[Charts and diagrams as code]
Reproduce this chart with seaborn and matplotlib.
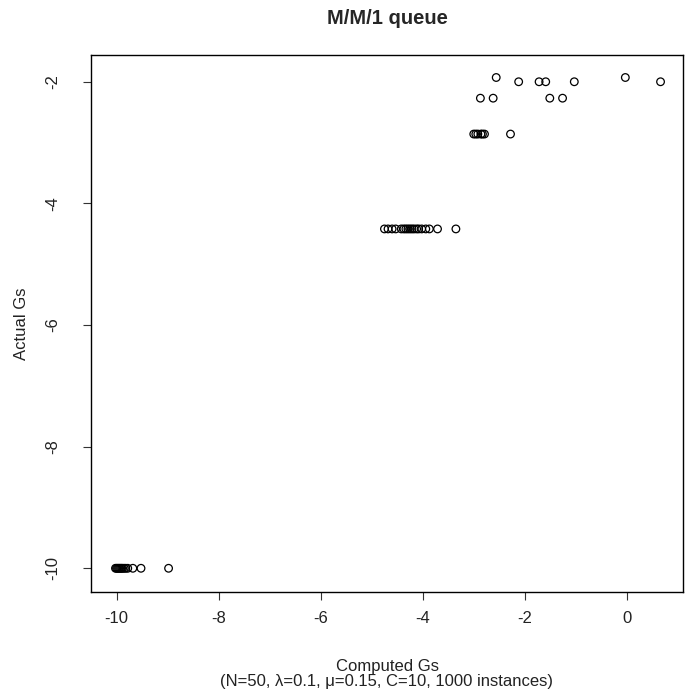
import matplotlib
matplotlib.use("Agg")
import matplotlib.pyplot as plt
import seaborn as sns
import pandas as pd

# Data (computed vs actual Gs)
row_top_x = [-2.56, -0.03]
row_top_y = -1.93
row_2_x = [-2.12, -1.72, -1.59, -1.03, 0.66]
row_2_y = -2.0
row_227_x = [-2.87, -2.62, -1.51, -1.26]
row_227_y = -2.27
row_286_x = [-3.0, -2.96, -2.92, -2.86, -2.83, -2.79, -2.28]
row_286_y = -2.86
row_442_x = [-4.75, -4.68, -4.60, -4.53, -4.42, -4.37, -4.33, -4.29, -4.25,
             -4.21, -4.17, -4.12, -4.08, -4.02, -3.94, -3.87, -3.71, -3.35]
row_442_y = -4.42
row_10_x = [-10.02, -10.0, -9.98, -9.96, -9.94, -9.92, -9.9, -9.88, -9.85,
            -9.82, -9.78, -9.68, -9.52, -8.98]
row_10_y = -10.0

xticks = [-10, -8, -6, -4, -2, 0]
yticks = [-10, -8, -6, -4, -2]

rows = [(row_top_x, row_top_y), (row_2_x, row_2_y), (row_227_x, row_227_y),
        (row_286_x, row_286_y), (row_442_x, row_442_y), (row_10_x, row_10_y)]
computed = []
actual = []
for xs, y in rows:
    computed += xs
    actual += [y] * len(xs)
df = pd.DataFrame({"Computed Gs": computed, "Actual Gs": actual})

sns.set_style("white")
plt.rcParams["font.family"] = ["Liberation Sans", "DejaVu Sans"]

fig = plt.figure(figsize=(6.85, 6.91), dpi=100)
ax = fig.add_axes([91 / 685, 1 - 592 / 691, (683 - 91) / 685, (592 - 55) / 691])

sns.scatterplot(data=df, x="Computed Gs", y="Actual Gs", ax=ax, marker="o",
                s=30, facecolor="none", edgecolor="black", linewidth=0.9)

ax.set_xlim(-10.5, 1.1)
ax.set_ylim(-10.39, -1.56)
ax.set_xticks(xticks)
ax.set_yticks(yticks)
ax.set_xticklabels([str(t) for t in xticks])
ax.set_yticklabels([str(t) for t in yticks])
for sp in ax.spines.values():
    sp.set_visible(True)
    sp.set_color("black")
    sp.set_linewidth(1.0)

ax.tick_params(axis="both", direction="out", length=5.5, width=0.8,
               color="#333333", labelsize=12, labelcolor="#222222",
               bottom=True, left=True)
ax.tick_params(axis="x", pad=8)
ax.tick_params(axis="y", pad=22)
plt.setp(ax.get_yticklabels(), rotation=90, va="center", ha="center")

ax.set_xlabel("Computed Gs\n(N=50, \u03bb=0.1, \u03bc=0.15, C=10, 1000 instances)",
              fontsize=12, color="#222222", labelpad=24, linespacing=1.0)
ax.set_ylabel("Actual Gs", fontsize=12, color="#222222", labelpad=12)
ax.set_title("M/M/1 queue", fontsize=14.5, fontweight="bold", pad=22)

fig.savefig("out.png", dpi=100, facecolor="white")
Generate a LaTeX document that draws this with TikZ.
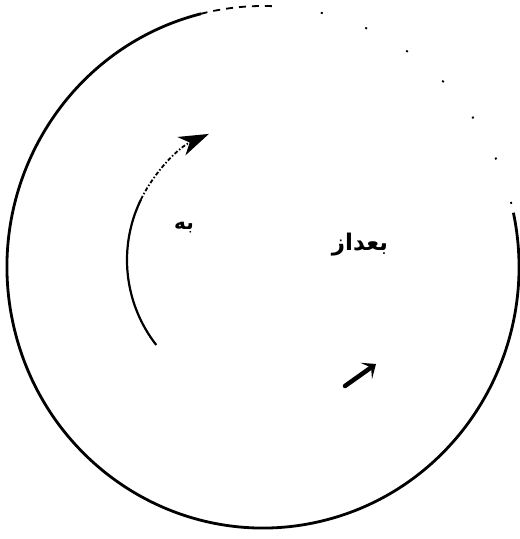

* _What needs to be done_: Reproduce the material above from its first line through the line containing "import pandas as pd", both ends included, and skip every picture.

* _Answer to the task_:
Reproduce this chart with seaborn and matplotlib.
import matplotlib
matplotlib.use("Agg")
import matplotlib.pyplot as plt
import seaborn as sns
import pandas as pd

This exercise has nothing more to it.